E os testes em peles artificiais têm se mostrado seguros? Superseguros. A pele artificial tem o mesmo aspecto de pele humana. Pode ser até usada em casos de queimaduras. Nesses tecidos desenvolvidos pela bioengenharia são simuladas possíveis reações cutâneas em contato com diferentes produtos tópicos. Esse produto é utilizado inclusive no Brasil no nosso Centro de Pesquisa e Inovação, localizado no Rio de Janeiro.
Sabe-se que a produção de cosméticos convencionais utiliza cerca de mais de 10 000 substâncias químicas prejudiciais ao meio ambiente. O que a empresa tem feito para ajudar a mitigar esse impacto? Estamos acelerando o nosso sistema de inovação sustentável por uma beleza mais natural. Até 2030, 95% dos ingredientes usados em nossas fórmulas serão derivados de fontes vegetais renováveis, de minerais abundantes ou de processos circulares, e 100% das fórmulas respeitarão o meio ambiente aquático. Hoje, 92% dos produtos lançados ou renovados pela empresa no Brasil já tiveram o seu perfil ambiental melhorado. Além disso, alcançamos a média de 91% de biodegradabilidade em xampus e condicionadores.
“Hoje já não temos necessidade de testes em animais. Criamos, por exemplo, a primeira pele artificial e modelos digitais que podem ser usados para analisar os produtos”
Alguns países já proíbem o uso de plásticos e algumas empresas já decidiram eliminar o material. Essa discussão tem avançado na L’Oréal? É uma prioridade nossa migrar para embalagens recicladas e recicláveis. A meta é que até 2030, 100% dos plásticos usados sejam de fontes recicladas. Somado esse compromisso, 100% dos ingredientes de origem biológica, incluídos nas fórmulas e materiais de embalagem, serão rastreáveis e terão uma origem sustentável. Nenhum desses ingredientes estará ligado ao desmatamento florestal.
Como tem sido o efeito da inflação sobre a categoria de higiene e beleza? A inflação tem um impacto indireto nos custos. O que temos feito é tentar não repassá-los aos consumidores. Existem vários projetos de eficiência interna para melhorar os custos operacionais, mas chega um momento em que a companhia não consegue segurar. E a inflação afeta o consumo também. Começamos a observar isso em número de unidades, o volume tem caído nos últimos meses, mesmo em situações em que não houve repasses para os preços.
O ambiente econômico do país é preocupante? Estamos mais preocupados em conquistar consumidores e ganhar participação de mercado do que justificar a falta de crescimento por aspectos externos ou macroeconômicos.
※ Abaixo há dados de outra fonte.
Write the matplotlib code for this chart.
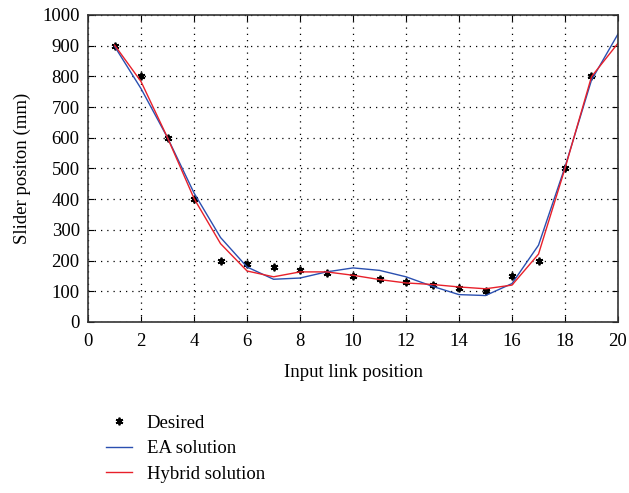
import matplotlib
matplotlib.use("Agg")
import matplotlib.pyplot as plt

x_desired = list(range(1, 20))
desired = [900, 800, 600, 400, 200, 190, 180, 170, 160, 150, 140, 130, 120, 110, 100, 150, 200, 500, 800]
x_sol = list(range(1, 21))
ea = [898, 760, 600, 420, 275, 179, 139, 143, 163, 176, 168, 147, 116, 89, 86, 125, 250, 505, 788, 938]
hybrid = [902, 783, 600, 402, 255, 166, 147, 163, 163, 152, 138, 127, 122, 114, 108, 120, 221, 500, 799, 908]

plt.rcParams['font.family'] = ['Liberation Serif', 'DejaVu Serif']
fs = 13.5
fig = plt.figure(figsize=(6.29, 4.93), dpi=100)
ax = fig.add_axes([0.140, 0.347, 0.8425, 0.6226])

ax.plot(x_desired, desired, linestyle='none', marker=(6, 2, 0), color='black',
        markersize=5.5, markeredgewidth=1.3, label='Desired')
ax.plot(x_sol, ea, color='#2a4fb0', linewidth=1.0, label='EA solution')
ax.plot(x_sol, hybrid, color='#e8202a', linewidth=1.0, label='Hybrid solution')

ax.set_xlim(0, 20)
ax.set_ylim(0, 1000)
ax.set_xticks(range(0, 21, 2))
ax.set_yticks(range(0, 1001, 100))
ax.tick_params(direction='in', top=True, right=True, labelsize=fs, length=4)
ax.tick_params(axis='x', pad=8)
ax.tick_params(axis='y', pad=6)
ax.grid(True, color='black', linestyle=(0, (1, 4)), linewidth=0.9)
for s in ax.spines.values():
    s.set_linewidth(1.2)
    s.set_color('#333333')
ax.set_xlabel('Input link position', fontsize=fs, labelpad=10)
ax.set_ylabel('Slider positon (mm)', fontsize=fs, labelpad=8)

fig.legend(loc='upper left', bbox_to_anchor=(0.157, 0.174), frameon=False, fontsize=fs,
           handlelength=1.35, labelspacing=0.45, borderaxespad=0, handletextpad=0.8)

fig.savefig('out.png', dpi=100)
Mas, claro, estamos antenados com os impactos sociais sobre os consumidores.
E o câmbio, preocupa? A gente importa poucos produtos de fora. Praticamente 90% do volume vendido é produzido em nossa fábrica no Brasil e 80% dos fornecedores são locais. Algumas matérias-primas são commodities, então existem impactos de câmbio e inflação, mas não somos uma grande importadora.
Que tipo de agenda econômica você espera para os próximos anos? É preciso ter visão clara onde o país quer chegar e como chegar. Também é importante uma agenda de simplificação, com reformas que são fundamentais, como a tributária. E tem ainda a parte social, que hoje possui índices preocupantes de desemprego. É preciso foco nas pessoas.